Saturday, June 18, 2022
Eighty-one
I'm not getting any younger. Funny thing. But these days I am really feeling my age. I've been blessed with reasonbly good health and energy for 80 years. Why shouldn't it be my turn to take a hit? Anyway, since January when my atrial fibrillation kicked up and wouldn't go away, it's been one thing after another. Two cardio-versions managed to get my heart back ito sinus rhythm. That was in February. An ablation ensured (I hope) that it will not return, the only problem being that the ablation caused bleeding into the pericardium (the sack that surrounds the heart) and resulted in a hospital stay of five days. It was supposed to be a same-day procedure. That was in April. After that my shortness of breath seemed to worsen. After that I had a fall that bruised my ribs and gave me a black eye. That was in June. Oh, and I've been nauseas, appetite down, lost 9 pounds.
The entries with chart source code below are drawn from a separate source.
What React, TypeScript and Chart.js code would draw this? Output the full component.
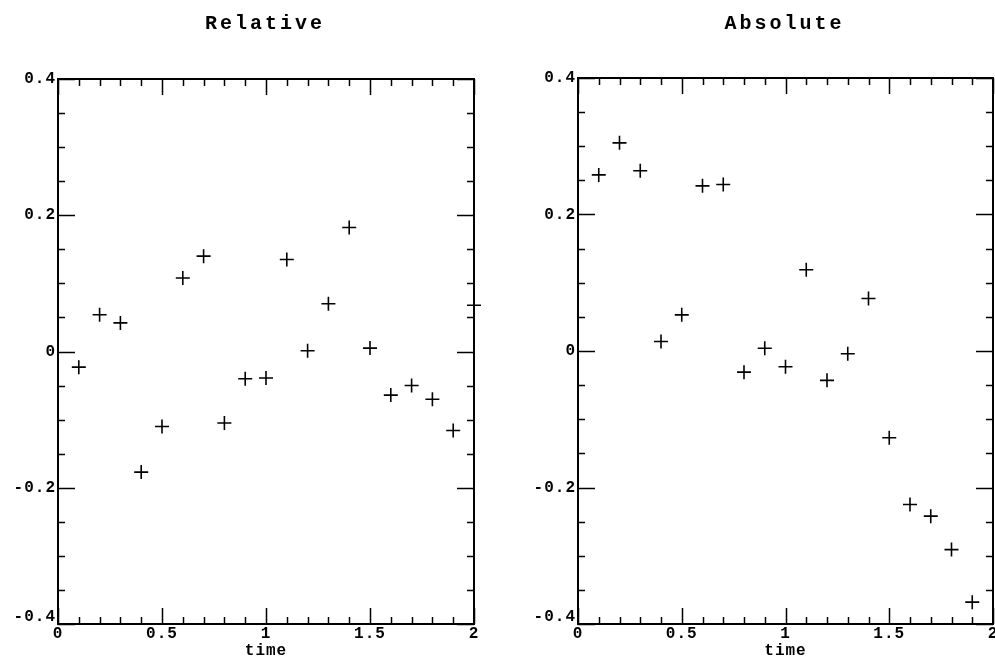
import React, { useEffect, useRef } from "react";
import { Chart, registerables } from "chart.js";

Chart.register(...registerables);

// ---- Data ----
const timeRelative = [0.1, 0.2, 0.3, 0.4, 0.5, 0.6, 0.7, 0.8, 0.9, 1.0, 1.1, 1.2, 1.3, 1.4, 1.5, 1.6, 1.7, 1.8, 1.9, 2.0];
const relativeValues = [-0.023, 0.054, 0.042, -0.177, -0.110, 0.108, 0.140, -0.105, -0.040, -0.039, 0.135, 0.001, 0.070, 0.182, 0.005, -0.064, -0.050, -0.070, -0.116, 0.068];

const timeAbsolute = [0.1, 0.2, 0.3, 0.4, 0.5, 0.6, 0.7, 0.8, 0.9, 1.0, 1.1, 1.2, 1.3, 1.4, 1.5, 1.6, 1.7, 1.8, 1.9];
const absoluteValues = [0.258, 0.305, 0.264, 0.014, 0.053, 0.242, 0.244, -0.031, 0.004, -0.023, 0.119, -0.043, -0.004, 0.077, -0.127, -0.225, -0.242, -0.291, -0.368];

const xMajorTicks = [0, 0.5, 1, 1.5, 2];
const xTickLabels = ["0", "0.5", "1", "1.5", "2"];
const yMajorTicks = [-0.4, -0.2, 0, 0.2, 0.4];
const yTickLabels = ["-0.4", "-0.2", "0", "0.2", "0.4"];
const xMinorStep = 0.1;
const yMinorStep = 0.05;
const panelTitles = ["Relative", "Absolute"];
const xAxisTitle = "time";

const FONT = '"Liberation Mono", "DejaVu Sans Mono", monospace';

const framePlugin = {
  id: "frameTicks",
  afterDraw(chart: any, _args: any, opts: any) {
    const ctx = chart.ctx;
    const { left, right, top, bottom } = chart.chartArea;
    const xs = chart.scales.x;
    const ys = chart.scales.y;
    ctx.save();
    ctx.strokeStyle = "#000";
    ctx.fillStyle = "#000";
    // frame
    ctx.lineWidth = 2;
    ctx.strokeRect(left, top, right - left, bottom - top);
    ctx.lineWidth = 1.5;
    // y ticks
    const nY = Math.round((ys.max - ys.min) / yMinorStep);
    for (let i = 0; i <= nY; i++) {
      const v = ys.min + i * yMinorStep;
      const major = yMajorTicks.some((m) => Math.abs(m - v) < 1e-6);
      const len = major ? 17 : 7;
      const py = Math.round(ys.getPixelForValue(v)) + 0.5;
      ctx.beginPath();
      ctx.moveTo(left, py);
      ctx.lineTo(left + len, py);
      ctx.moveTo(right, py);
      ctx.lineTo(right - len, py);
      ctx.stroke();
    }
    // x ticks
    const nX = Math.round((xs.max - xs.min) / xMinorStep);
    for (let i = 0; i <= nX; i++) {
      const v = xs.min + i * xMinorStep;
      const major = xMajorTicks.some((m) => Math.abs(m - v) < 1e-6);
      const len = major ? 16 : 7;
      const px = Math.round(xs.getPixelForValue(v)) + 0.5;
      ctx.beginPath();
      ctx.moveTo(px, bottom);
      ctx.lineTo(px, bottom - len);
      ctx.moveTo(px, top);
      ctx.lineTo(px, top + len);
      ctx.stroke();
    }
    // labels
    ctx.font = `bold 16px ${FONT}`;
    (ctx as any).letterSpacing = "1px";
    ctx.textAlign = "right";
    ctx.textBaseline = "middle";
    yMajorTicks.forEach((v, i) => {
      let py = ys.getPixelForValue(v);
      if (i === 0) py -= 7;
      ctx.fillText(yTickLabels[i], left - 2, py);
    });
    ctx.textAlign = "center";
    xMajorTicks.forEach((v, i) => {
      const px = xs.getPixelForValue(v);
      ctx.fillText(xTickLabels[i], px, bottom + 10);
    });
    ctx.fillText(xAxisTitle, (left + right) / 2, bottom + 27);
    // title
    ctx.font = `bold 20px ${FONT}`;
    (ctx as any).letterSpacing = "3px";
    ctx.fillText(opts.title, (left + right) / 2 - 1, 24);
    ctx.restore();
  },
};

function Panel(props: { title: string; xs: number[]; ys: number[]; left: number; width: number; padding: any }) {
  const ref = useRef<HTMLCanvasElement>(null);
  useEffect(() => {
    if (!ref.current) return;
    const chart = new Chart(ref.current, {
      type: "scatter",
      data: {
        datasets: [
          {
            data: props.xs.map((x, i) => ({ x, y: props.ys[i] })),
            pointStyle: "cross",
            pointRadius: 7,
            pointBorderWidth: 1.6,
            borderColor: "#000",
            backgroundColor: "#000",
            clip: false as any,
          },
        ],
      },
      options: {
        animation: false,
        responsive: false,
        devicePixelRatio: 1,
        layout: { padding: props.padding, autoPadding: false } as any,
        scales: {
          x: { type: "linear", min: 0, max: 2, display: false },
          y: { type: "linear", min: -0.4, max: 0.4, display: false },
        },
        plugins: {
          legend: { display: false },
          tooltip: { enabled: false },
          frameTicks: { title: props.title },
        } as any,
      },
      plugins: [framePlugin],
    });
    return () => chart.destroy();
  }, []);
  return (
    <canvas
      ref={ref}
      width={props.width}
      height={657}
      style={{ position: "absolute", left: props.left, top: 0, width: props.width, height: 657 }}
    />
  );
}

export default function App() {
  return (
    <div style={{ position: "fixed", left: 0, top: 0, width: 995, height: 657, background: "#fff", overflow: "hidden" }}>
      <Panel
        title={panelTitles[0]}
        xs={timeRelative}
        ys={relativeValues}
        left={0}
        width={497}
        padding={{ left: 58, right: 23, top: 79, bottom: 33 }}
      />
      <Panel
        title={panelTitles[1]}
        xs={timeAbsolute}
        ys={absoluteValues}
        left={497}
        width={498}
        padding={{ left: 81, right: 2, top: 78, bottom: 33 }}
      />
    </div>
  );
}
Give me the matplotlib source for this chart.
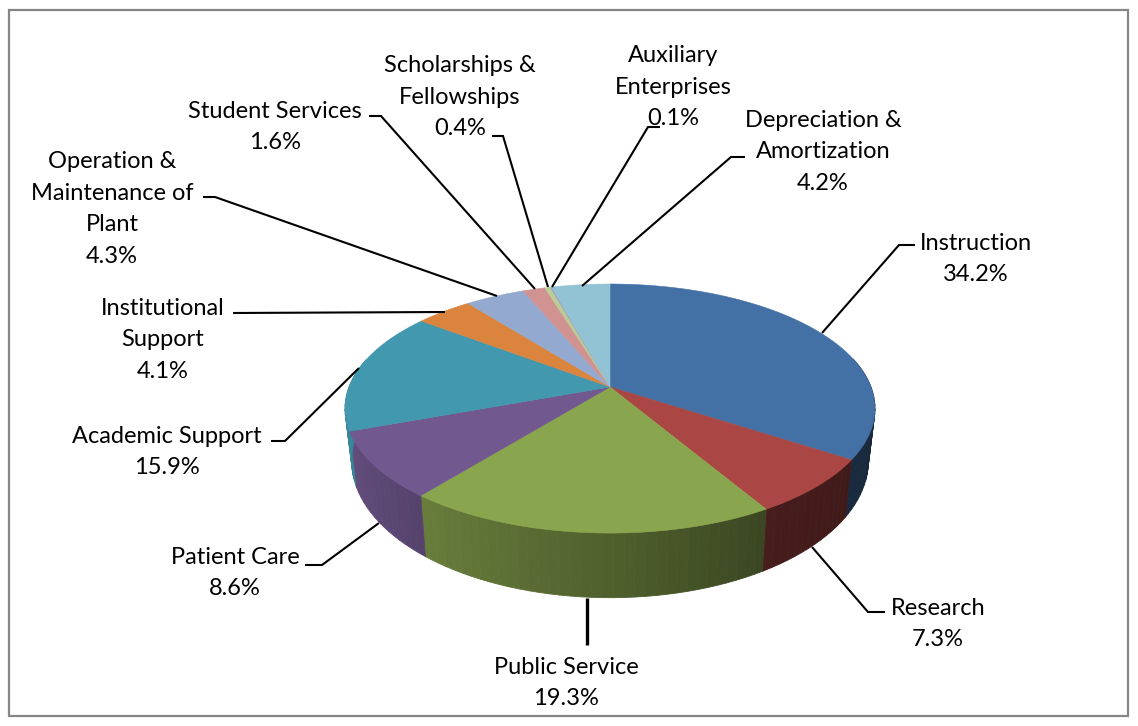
import numpy as np
import matplotlib
matplotlib.use('Agg')
from matplotlib import pyplot as plt
from matplotlib.colors import to_rgb
from matplotlib.patches import Rectangle

names = ['Instruction', 'Research', 'Public Service', 'Patient Care', 'Academic Support',
         'Institutional\nSupport', 'Operation &\nMaintenance of\nPlant', 'Student Services',
         'Scholarships &\nFellowships', 'Auxiliary\nEnterprises', 'Depreciation &\nAmortization']
values = [34.2, 7.3, 19.3, 8.6, 15.9, 4.1, 4.3, 1.6, 0.4, 0.1, 4.2]
colors = ['#4371A6', '#AA4643', '#89A54E', '#71588F', '#4198AF', '#DB843D',
          '#93A9CF', '#D19392', '#B9CD96', '#A99BBD', '#92C3D4']

# label centres and leader lines, in pixels of the picture
label_pos = [(976, 259), (938, 624), (566, 683), (235, 573), (167, 452), (163, 340),
             (112, 209), (275, 127), (460, 97), (673, 87), (823, 152)]
leaders = [[(915, 245), (899, 245), (822, 333)],
           [(885, 612), (868, 612), (812, 547)],
           [(587, 598), (587, 645)],
           [(305, 565), (322, 565), (379, 523)],
           [(271, 441), (285, 441), (359, 368)],
           [(233, 313), (445, 312)],
           [(203, 197), (215, 197), (497, 296)],
           [(369, 116), (381, 116), (535, 289)],
           [(492, 136), (503, 136), (548, 287)],
           [(660, 127), (648, 127), (552, 287)],
           [(745, 157), (731, 157), (582, 286)]]
leader_widths = [1.5, 1.5, 2.4, 1.5, 1.5, 1.5, 1.5, 1.5, 1.5, 1.5, 1.5]

# pie geometry
cx, cy = 610, 387
rx, ry = 261, 120.8
persp = 0.173
wall_scale_x, wall_scale_y, wall_drop = 0.975, 1.1, 50


def top_xy(deg):
    a = np.radians(deg)
    s = 1 / (1 + persp * np.cos(a))
    return cx + rx * np.sin(a) * s, cy - ry * np.cos(a) * s


def bottom_xy(deg):
    x, y = top_xy(deg)
    return cx + (x - cx) * wall_scale_x, cy + (y - cy) * wall_scale_y + wall_drop


def wall_shade(deg):
    # walls get darker going from the left to the right
    return np.interp(np.sin(np.radians(deg)), [-1, -0.7, 0, 0.6, 1], [0.88, 0.78, 0.58, 0.40, 0.36])


fig = plt.figure(figsize=(11.38, 7.26), dpi=100)
ax = fig.add_axes([0, 0, 1, 1])
ax.set_xlim(0, 1138)
ax.set_ylim(726, 0)
ax.axis('off')

ax.add_patch(Rectangle((9, 10), 1119, 706, fill=False, ec='#868686', lw=1.6))

edges = np.concatenate([[0], np.cumsum(values)]) / np.sum(values) * 360

# side walls first
for i, c in enumerate(colors):
    base = np.array(to_rgb(c))
    steps = np.arange(edges[i], edges[i + 1], 2.0)
    steps = np.append(steps, edges[i + 1])
    for a0, a1 in zip(steps[:-1], steps[1:]):
        if np.cos(np.radians((a0 + a1) / 2)) > 0.25:
            continue
        xt0, yt0 = top_xy(a0)
        xt1, yt1 = top_xy(a1)
        xb0, yb0 = bottom_xy(a0)
        xb1, yb1 = bottom_xy(a1)
        col = base * wall_shade((a0 + a1) / 2)
        ax.fill([xt0, xt1, xb1, xb0], [yt0, yt1, yb1, yb0], color=col, lw=0.6, zorder=2)

# top faces
for i, c in enumerate(colors):
    ang = np.linspace(edges[i], edges[i + 1], max(3, int(values[i] * 6)))
    xs, ys = top_xy(ang)
    ax.fill(np.r_[cx, xs], np.r_[cy, ys], color=c, lw=0.4, zorder=3)

for pts, w in zip(leaders, leader_widths):
    px, py = zip(*pts)
    ax.plot(px, py, color='black', lw=w, zorder=4, solid_capstyle='butt', solid_joinstyle='miter')

for name, v, (lx, ly) in zip(names, values, label_pos):
    ax.text(lx, ly, f'{name}\n{v}%', ha='center', va='center', family='Lato', fontsize=17,
            linespacing=1.62, color='black', zorder=5)

fig.savefig('out.png', dpi=100)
OK I'll stop here. Let's just say I don't feel well. Walking is a chore, not the pleasure it's always been for me. Swimming doesn't sound like fun either with bruised ribs. Is it always going to be like this? I realize that with age comes compromise and loss of many activities, not to mention friends and relatives. Will I simply have to accept this quality of life? I'm hoping it will improve. It doesn't have to be perfect, just better. Wish me luck.